(Records with drawing code)
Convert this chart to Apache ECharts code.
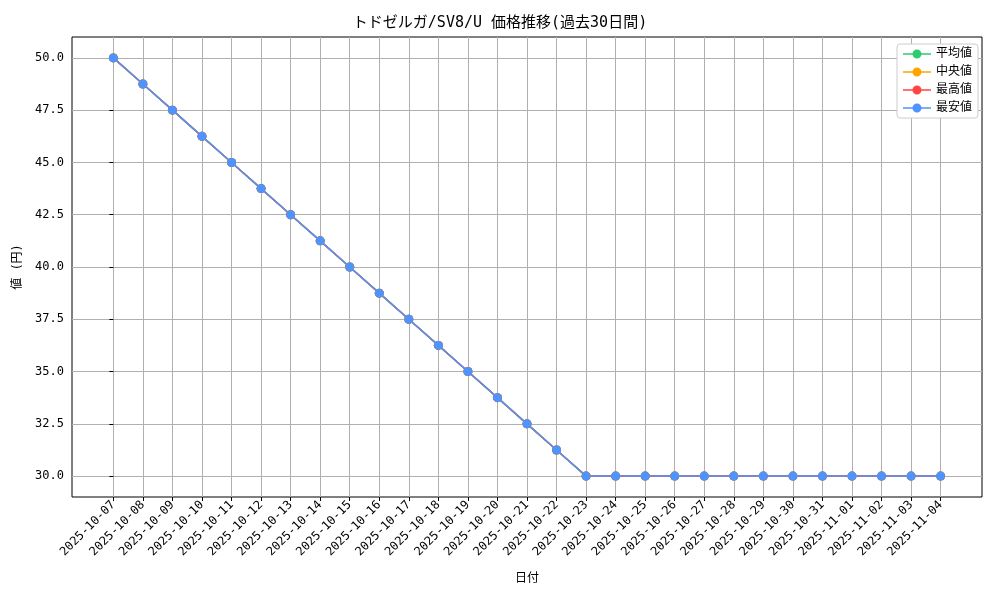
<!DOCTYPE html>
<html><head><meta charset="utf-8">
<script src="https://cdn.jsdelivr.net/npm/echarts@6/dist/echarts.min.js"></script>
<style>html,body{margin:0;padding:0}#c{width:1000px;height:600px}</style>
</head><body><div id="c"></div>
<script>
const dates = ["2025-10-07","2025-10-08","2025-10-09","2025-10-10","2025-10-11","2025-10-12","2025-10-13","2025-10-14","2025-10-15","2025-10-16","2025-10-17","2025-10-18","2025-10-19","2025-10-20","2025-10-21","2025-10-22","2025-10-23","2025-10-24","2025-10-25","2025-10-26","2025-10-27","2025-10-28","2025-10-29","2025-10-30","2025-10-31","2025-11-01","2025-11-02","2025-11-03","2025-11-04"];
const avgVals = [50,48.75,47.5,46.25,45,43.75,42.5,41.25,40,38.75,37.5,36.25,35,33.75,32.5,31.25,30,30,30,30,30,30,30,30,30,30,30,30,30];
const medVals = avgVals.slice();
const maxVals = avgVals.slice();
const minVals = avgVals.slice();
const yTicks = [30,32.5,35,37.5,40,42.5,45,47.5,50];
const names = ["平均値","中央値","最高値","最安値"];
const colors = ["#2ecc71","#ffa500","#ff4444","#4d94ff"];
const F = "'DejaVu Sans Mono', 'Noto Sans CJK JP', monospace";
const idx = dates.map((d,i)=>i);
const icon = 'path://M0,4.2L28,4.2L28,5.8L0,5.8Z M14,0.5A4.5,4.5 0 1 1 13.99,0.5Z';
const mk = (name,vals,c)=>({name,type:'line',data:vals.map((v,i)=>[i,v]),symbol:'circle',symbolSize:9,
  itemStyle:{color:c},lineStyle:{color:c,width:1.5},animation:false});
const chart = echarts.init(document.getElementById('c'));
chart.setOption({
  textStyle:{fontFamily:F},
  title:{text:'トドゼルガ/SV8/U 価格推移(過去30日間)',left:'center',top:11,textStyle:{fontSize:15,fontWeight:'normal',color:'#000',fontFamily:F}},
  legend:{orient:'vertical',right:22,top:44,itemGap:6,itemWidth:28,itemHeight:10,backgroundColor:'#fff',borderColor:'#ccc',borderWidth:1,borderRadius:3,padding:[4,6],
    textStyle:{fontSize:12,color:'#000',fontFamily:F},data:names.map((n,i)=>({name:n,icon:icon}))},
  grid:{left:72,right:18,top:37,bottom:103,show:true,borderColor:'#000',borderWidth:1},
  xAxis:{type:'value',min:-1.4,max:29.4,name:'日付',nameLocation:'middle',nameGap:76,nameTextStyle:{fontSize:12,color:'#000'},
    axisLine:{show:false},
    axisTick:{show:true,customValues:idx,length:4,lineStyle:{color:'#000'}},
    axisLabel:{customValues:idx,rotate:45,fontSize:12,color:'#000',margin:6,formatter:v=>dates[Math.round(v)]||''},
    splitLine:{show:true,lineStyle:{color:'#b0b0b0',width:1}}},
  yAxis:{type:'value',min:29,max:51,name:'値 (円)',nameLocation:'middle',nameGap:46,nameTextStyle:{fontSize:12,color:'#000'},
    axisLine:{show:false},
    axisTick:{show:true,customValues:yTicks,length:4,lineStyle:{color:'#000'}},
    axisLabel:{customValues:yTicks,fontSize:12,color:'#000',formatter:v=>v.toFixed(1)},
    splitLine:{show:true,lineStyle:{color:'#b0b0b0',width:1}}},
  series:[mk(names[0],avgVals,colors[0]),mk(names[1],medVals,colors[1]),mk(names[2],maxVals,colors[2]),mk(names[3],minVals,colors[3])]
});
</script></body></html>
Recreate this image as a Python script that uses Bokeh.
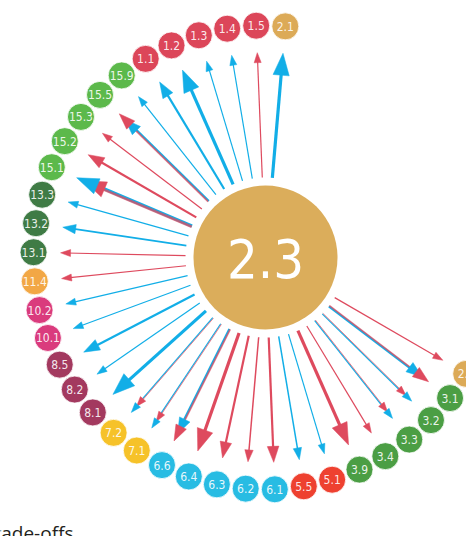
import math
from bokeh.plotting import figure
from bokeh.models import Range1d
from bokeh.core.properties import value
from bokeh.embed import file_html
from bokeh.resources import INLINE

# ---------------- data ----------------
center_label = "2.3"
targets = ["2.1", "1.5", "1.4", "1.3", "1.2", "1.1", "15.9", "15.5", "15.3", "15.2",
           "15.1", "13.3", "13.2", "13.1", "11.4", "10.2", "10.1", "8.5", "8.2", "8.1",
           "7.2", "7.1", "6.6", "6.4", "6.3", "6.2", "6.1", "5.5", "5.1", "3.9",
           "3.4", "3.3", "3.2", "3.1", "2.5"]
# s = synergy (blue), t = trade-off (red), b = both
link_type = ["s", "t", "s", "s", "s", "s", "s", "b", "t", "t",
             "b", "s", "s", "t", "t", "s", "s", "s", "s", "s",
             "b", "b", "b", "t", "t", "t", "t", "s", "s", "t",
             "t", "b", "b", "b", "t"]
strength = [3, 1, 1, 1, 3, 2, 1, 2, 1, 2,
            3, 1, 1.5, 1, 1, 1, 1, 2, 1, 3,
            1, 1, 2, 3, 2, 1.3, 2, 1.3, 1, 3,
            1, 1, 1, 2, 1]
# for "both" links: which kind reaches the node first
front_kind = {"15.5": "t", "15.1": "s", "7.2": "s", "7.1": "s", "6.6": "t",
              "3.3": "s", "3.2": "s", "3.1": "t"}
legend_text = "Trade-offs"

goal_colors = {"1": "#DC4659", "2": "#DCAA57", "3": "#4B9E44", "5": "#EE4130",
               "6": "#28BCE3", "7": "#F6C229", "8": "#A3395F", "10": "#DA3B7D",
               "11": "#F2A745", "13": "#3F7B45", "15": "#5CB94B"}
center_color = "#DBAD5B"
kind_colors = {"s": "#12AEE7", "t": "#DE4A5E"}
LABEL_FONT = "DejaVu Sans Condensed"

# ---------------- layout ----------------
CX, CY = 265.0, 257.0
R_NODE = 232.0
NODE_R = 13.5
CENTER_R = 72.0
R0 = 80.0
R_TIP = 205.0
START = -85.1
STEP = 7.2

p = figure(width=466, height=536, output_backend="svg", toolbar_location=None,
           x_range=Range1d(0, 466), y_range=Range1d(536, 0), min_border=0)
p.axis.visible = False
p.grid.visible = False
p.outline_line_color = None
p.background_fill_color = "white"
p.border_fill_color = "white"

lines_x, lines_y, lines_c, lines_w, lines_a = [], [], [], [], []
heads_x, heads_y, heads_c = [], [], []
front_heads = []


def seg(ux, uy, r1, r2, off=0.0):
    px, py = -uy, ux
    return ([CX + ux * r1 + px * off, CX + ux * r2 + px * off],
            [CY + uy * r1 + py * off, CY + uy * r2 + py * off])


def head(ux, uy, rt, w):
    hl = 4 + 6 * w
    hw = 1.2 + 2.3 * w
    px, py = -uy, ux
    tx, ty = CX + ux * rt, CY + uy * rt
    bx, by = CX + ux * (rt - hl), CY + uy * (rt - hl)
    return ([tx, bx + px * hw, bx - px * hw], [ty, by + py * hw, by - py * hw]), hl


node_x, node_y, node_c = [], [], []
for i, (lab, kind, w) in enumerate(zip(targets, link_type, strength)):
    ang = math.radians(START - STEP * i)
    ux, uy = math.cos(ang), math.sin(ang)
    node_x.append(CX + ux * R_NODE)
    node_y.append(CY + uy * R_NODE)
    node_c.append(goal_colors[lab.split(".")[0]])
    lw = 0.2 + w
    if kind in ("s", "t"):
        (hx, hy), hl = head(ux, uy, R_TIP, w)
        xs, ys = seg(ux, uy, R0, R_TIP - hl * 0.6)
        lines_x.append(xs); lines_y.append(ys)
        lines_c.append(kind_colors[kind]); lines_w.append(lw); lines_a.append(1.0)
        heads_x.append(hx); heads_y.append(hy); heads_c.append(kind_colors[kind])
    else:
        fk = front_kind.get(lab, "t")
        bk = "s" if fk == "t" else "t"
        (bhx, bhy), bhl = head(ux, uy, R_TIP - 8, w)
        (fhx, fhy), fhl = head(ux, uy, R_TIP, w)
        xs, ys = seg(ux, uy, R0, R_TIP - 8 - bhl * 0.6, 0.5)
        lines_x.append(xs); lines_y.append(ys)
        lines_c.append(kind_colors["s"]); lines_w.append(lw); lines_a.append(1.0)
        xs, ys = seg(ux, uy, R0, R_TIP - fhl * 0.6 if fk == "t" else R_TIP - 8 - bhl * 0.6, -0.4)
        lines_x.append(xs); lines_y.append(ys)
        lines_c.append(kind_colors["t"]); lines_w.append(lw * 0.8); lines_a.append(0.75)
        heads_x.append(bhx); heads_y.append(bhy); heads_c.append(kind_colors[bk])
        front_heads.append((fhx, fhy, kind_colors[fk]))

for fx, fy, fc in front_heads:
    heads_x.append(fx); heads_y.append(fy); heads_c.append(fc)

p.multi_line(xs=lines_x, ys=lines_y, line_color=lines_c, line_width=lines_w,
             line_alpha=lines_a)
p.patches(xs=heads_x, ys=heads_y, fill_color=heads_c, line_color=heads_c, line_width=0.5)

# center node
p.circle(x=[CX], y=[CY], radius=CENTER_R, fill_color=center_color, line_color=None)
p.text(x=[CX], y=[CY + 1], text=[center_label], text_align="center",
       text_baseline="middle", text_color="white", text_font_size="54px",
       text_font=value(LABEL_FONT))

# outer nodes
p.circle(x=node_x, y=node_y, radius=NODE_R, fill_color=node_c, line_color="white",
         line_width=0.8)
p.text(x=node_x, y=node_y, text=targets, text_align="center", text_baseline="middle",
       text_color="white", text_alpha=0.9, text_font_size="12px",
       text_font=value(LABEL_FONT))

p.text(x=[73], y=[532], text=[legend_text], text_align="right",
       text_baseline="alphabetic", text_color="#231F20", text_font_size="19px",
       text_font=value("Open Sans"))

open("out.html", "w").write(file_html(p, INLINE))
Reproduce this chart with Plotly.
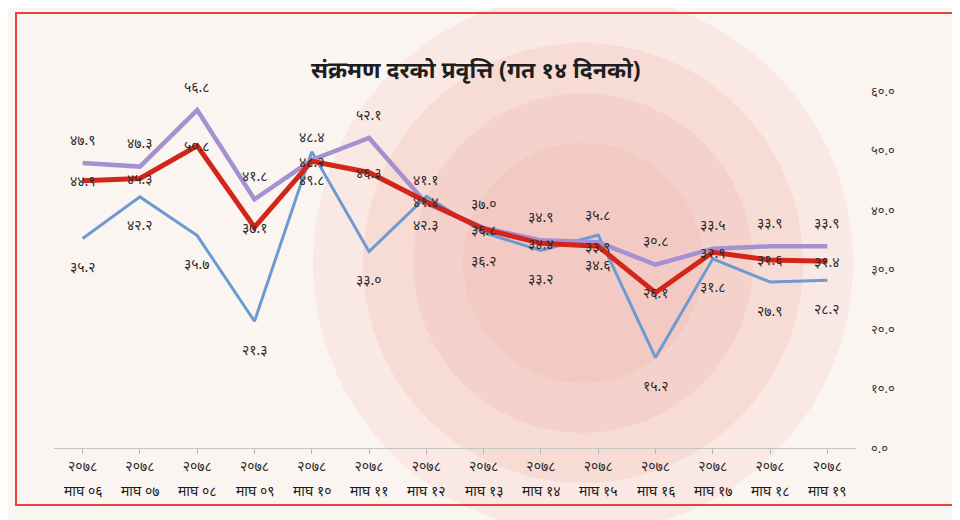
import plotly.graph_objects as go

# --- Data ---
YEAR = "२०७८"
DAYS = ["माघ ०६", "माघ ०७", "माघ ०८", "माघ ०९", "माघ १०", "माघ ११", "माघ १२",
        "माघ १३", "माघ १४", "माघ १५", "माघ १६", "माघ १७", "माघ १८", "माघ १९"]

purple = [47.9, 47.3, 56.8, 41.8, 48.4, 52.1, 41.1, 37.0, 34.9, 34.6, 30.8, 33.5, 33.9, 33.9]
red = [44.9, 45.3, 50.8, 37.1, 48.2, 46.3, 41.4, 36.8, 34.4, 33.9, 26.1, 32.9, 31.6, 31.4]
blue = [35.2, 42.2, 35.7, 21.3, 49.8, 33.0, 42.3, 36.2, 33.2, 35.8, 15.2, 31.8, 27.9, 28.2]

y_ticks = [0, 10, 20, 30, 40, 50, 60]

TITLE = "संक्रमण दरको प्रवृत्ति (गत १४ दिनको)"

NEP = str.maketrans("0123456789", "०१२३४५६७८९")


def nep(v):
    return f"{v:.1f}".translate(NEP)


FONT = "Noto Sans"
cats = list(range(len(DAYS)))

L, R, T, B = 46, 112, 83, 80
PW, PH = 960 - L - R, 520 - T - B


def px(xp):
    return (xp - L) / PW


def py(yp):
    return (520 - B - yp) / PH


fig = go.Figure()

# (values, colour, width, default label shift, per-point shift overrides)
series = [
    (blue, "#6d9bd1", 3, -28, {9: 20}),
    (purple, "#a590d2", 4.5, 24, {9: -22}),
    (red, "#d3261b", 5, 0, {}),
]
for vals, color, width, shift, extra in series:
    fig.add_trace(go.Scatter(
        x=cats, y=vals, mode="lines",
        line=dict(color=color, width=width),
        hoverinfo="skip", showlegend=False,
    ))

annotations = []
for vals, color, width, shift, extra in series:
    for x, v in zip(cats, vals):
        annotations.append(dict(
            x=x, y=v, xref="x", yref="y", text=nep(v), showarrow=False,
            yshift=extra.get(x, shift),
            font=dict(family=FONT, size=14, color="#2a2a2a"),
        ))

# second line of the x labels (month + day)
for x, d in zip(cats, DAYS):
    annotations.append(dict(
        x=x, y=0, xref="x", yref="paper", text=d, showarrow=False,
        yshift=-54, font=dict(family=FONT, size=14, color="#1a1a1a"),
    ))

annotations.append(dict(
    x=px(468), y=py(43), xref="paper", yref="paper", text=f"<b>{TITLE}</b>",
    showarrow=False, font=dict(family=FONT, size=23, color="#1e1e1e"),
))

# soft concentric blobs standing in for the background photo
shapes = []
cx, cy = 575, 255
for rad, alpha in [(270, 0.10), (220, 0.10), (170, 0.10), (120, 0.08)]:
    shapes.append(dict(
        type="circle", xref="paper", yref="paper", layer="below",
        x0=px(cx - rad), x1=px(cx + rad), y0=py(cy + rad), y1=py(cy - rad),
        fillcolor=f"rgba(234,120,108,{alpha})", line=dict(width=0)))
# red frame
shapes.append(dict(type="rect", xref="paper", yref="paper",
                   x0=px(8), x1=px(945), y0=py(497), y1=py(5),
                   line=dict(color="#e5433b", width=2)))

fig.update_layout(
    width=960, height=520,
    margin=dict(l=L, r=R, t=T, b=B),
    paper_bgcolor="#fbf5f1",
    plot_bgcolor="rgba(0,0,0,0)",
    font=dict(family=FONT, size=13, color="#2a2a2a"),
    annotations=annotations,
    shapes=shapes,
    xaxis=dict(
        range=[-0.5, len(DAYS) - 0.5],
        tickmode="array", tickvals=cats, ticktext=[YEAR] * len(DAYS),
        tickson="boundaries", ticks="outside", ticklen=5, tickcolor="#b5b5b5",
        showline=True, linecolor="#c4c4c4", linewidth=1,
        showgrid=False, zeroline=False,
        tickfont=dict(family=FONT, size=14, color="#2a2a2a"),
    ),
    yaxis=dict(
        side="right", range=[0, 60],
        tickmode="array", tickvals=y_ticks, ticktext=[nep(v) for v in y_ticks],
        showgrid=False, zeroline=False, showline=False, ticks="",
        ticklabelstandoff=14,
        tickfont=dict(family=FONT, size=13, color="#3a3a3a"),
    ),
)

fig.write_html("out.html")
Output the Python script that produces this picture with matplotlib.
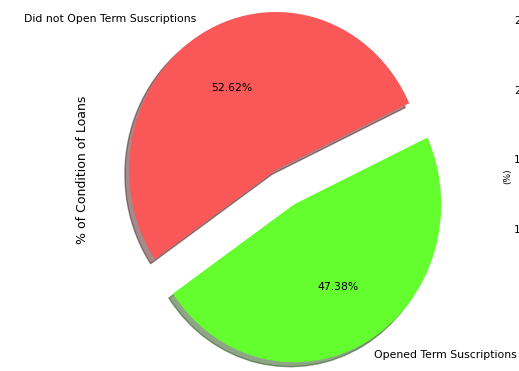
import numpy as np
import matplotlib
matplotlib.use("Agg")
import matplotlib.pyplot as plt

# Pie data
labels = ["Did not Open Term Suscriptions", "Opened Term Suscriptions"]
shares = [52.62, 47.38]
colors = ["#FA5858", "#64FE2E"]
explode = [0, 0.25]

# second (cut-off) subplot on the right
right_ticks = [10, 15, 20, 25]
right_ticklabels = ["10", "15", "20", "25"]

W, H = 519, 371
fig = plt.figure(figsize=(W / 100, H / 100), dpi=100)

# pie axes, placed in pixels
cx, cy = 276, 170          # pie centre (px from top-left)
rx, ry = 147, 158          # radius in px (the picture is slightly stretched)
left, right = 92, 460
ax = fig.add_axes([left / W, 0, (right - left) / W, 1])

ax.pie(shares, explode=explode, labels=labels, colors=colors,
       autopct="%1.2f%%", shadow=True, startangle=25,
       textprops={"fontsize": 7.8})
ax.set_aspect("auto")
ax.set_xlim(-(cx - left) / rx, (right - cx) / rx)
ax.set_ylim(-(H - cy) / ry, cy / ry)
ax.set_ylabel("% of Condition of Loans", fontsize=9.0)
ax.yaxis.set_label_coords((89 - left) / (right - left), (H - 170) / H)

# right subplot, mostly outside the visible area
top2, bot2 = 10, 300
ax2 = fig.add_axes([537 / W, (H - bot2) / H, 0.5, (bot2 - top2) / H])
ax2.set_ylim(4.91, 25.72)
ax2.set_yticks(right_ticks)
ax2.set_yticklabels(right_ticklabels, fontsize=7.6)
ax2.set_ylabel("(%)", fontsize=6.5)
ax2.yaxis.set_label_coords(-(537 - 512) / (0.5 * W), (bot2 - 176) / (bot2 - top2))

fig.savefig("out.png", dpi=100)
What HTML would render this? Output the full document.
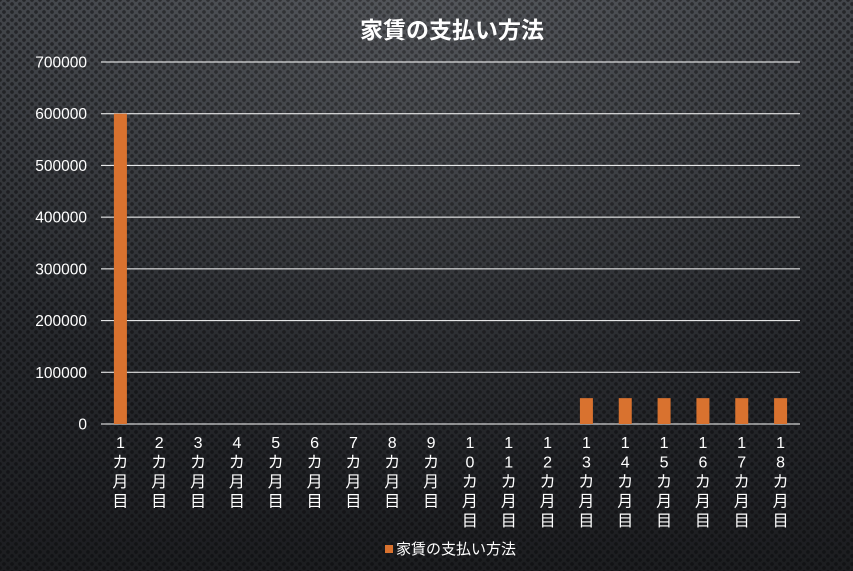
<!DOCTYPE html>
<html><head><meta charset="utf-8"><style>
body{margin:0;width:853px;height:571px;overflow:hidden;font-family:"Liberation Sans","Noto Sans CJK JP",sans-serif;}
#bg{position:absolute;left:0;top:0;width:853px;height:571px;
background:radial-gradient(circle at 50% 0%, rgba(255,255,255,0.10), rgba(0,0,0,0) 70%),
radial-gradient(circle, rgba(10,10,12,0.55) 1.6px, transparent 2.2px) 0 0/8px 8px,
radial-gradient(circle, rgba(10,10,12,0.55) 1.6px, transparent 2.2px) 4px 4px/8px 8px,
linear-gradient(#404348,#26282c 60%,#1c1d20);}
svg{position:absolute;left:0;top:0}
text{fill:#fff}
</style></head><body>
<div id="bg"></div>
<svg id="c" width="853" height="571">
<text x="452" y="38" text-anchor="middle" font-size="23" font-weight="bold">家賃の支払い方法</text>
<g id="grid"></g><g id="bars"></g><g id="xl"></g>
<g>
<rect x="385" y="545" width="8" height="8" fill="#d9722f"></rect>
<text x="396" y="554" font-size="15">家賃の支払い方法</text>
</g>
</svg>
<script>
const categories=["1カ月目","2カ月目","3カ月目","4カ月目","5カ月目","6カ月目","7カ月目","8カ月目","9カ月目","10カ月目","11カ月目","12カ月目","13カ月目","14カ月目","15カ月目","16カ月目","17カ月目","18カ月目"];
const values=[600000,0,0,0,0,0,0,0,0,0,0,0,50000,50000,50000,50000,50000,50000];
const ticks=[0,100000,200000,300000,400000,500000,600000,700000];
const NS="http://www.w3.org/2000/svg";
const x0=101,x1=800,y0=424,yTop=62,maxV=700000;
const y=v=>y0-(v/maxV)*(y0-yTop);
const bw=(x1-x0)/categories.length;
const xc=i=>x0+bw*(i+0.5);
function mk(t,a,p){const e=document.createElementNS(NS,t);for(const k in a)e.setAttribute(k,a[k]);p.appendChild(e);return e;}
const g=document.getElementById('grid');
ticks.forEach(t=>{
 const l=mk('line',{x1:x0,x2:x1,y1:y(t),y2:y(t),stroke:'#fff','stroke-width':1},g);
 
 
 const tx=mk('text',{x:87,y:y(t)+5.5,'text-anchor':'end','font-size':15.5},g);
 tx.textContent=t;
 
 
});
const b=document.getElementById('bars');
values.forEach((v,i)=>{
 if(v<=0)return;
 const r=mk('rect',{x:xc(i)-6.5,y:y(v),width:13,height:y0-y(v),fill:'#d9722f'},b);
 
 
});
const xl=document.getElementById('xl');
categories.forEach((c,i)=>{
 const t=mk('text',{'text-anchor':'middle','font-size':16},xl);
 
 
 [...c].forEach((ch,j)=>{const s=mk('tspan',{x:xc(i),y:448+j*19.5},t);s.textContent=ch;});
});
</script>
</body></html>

== TASK STATEMENT ==
Using the data above, print only the lines starting at the one with "Recreate this image" and ending at the one with "from bokeh.resources import INLINE", exactly as they stand, minus the pictures.

== REPLY ==
Recreate this image as a Python script that uses Bokeh.
import math
from bokeh.plotting import figure
from bokeh.models import Range1d
from bokeh.core.properties import value
from bokeh.embed import file_html
from bokeh.resources import INLINE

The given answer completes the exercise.